Oe Kenzaburo gained international recognition when he became the second Japanese to win the Nobel Prize for literature in 1994. In addition to such well-known novels as A Personal Matter (Grove Press, 1968), about a man in search of himself after the birth of a handicapped son, and Hiroshima Notes (Grove/Atlantic, 1996), with personal accounts of atomic bomb survivors and a moving commentary on the meaning of the Hiroshima bombing, is A Healing Family (Kodansha, 1996), a collection of essays written over several years dealing primarily with Oe's severely handicapped autistic son, Hikari, who became a celebrity in his own right as a composer of classical music. Favorite writers of Japan's baby-boom generation include Murakami Ryu, who burst onto the literary scene with Almost Transparent Blue (Kodansha, 1977) and later captured the undercurrent of decadent urban life in his best-selling Coin Locker Babies (Kodansha, 1995). Murakami Haruki's writings include Dance Dance Dance (Kodansha, 1994); Hard-Boiled Wonderland and the End of the World (Vintage, 1993); The Wind-Up Bird Chronicle (Knopf, 1997); South of the Border, West of the Sun (Knopf, 1999), the story of a bewildered man in contemporary Tokyo; and Norwegian Wood (Vintage, 2000), a coming-of-age story set during the 1969 student movement in Japan. His After the Quake: Stories (Knopf, 2002) centers on fictional characters in the months after the 1995 Kobe earthquake.

For works of fiction about Japan by Western writers, most Westerners are familiar with James Clavell's Shogun (Dell, 1975), a fictional account based on the lives of Englishman William Adams and military leader Tokugawa Ieyasu around 1600. The best-selling Memoirs of a Geisha (Knopf, 1997), by Arthur Golden and also a movie, is the fictional autobiography of a fisherman's daughter sold to a geisha house, later becoming one of Kyoto's most celebrated geisha of the 1930s.

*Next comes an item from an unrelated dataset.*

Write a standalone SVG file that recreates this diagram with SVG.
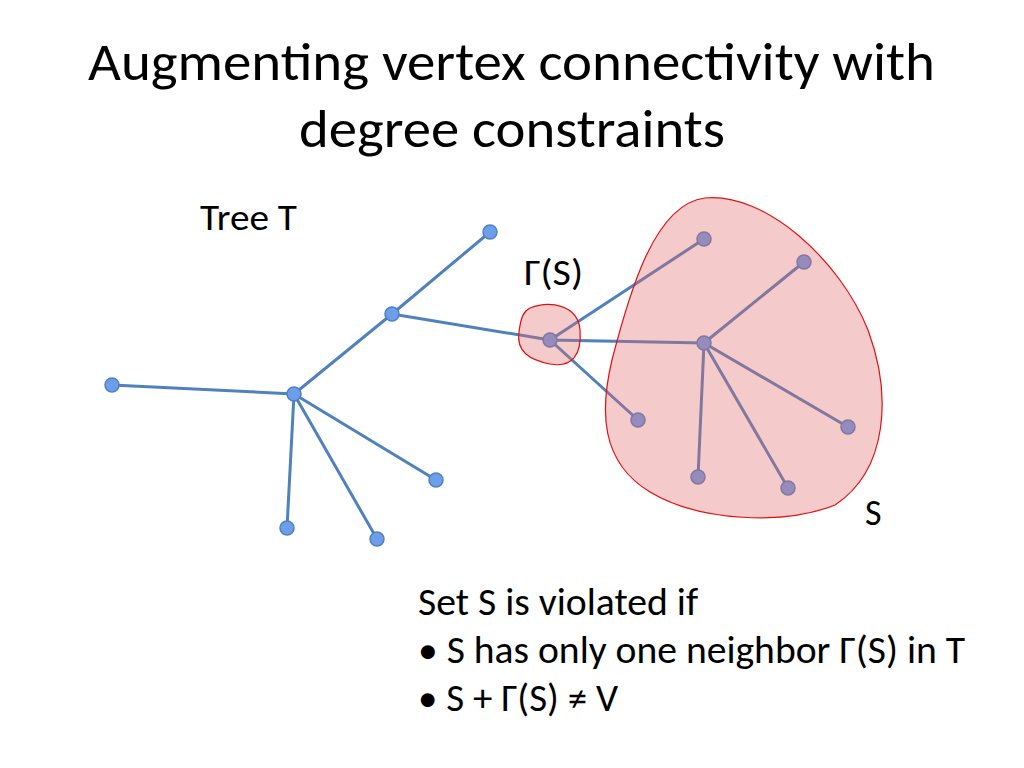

For fictional yet personal contemporary accounts of what it's like for Westerners living in Japan, entertaining novels include Ransom (Vintage, 1985) by Jay McInerney and Pictures from the Water Trade (Harper & Row, 1986) by John D. Morley. Pico Iyer taps into the mysterious juxtaposition of the old Japan vs. the new in The Lady and the Monk: Four Seasons in Kyoto (Knopf, 1991). Audrey Hepburn's Neck (Simon & Schuster, 1996) is Alan Brown's poignant portrait of Japan's mishmash of Western and Japanese culture, as seen through the eyes of a confused young Japanese comic illustrator. Mystery fans should read Sujata Massey's nine novels following the adventures of Japanese-American Rei Shimura; Massey's latest, Girl in a Box (HarperCollins, 2006), follows Rei's cross-cultural escapades as she works undercover in a Japanese department store.